There is a need to establish a new publishing paradigm to cope with the deluge of data artifacts produced by data-intensive science, many of which are vital to data re-use and verification of published scientific conclusions. Due to the limitations of traditional publishing, most of these artifacts are not usually disseminated, cited, or preserved. These latent artifacts consist largely of datasets and data processing information that together form the foundations of the reasoned analyses that appear in the published literature. But this traditional record of science increasingly represents only the tip of the scientific iceberg.
One promising approach to this problem of data invisibility is to wrap these artifacts in the metaphor of a “data paper”, a somewhat unfamiliar bundle of scholarly output with a familiar facade. As envisioned, a data paper minimally consists of a cover sheet and a set of links to archived artifacts. The cover sheet contains familiar elements such as title, authors, date, abstract, and persistent identifier (e.g., a DOI or ARK) — just enough to permit basic exposure to and discovery of data by internet search engines; also just enough to build a basic data citation, to instill confidence in the identifier’s stability, and to be picked up by indexing services such as Google Scholar.
This simple format represents only the first stage of the evolution of the data paper. There is room for the format to increase in complexity with the incorporation of other valuable elements, both general-purpose and discipline-specific, to enrich discovery, re-use, and archiving. An exciting potential outcome of this development of the data paper as publication is the parallel emergence of a new kind of “data journal”. Like regular journals, data journals would spring up around disciplines and sub-disciplines as needed, and we could expect that some of them would also be peer-reviewed. The data journal is envisioned as an “overlay” journal; an editor would assemble an issue by selecting data papers from any number of source and archives, and combining them with front matter, a table of contents, editorial policies, submission guidelines, etc.

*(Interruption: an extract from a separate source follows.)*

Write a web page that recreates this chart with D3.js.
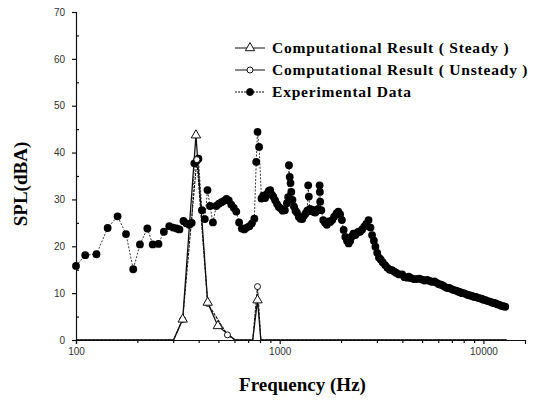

This new data publishing paradigm promises to strengthen the scientific community practices of data sharing, re-use, and preservation. Scientists want to do science, get credit for it, communicate about it with their peers, and improve the measurable outputs by which their funders and employers evaluate their performance. The elements of the data paper create a recognizable and standardized form for previously unpublished data artifacts, making them easier to approach, evaluate, and automatically index for basic discovery purposes. Those same elements can easily be repurposed to create familiar-looking citations suitable for reference in CVs and all manner of publication. Finally, unique persistent identifiers for data papers and data artifacts greatly facilitate automatic discovery of a data paper’s impact and re-use.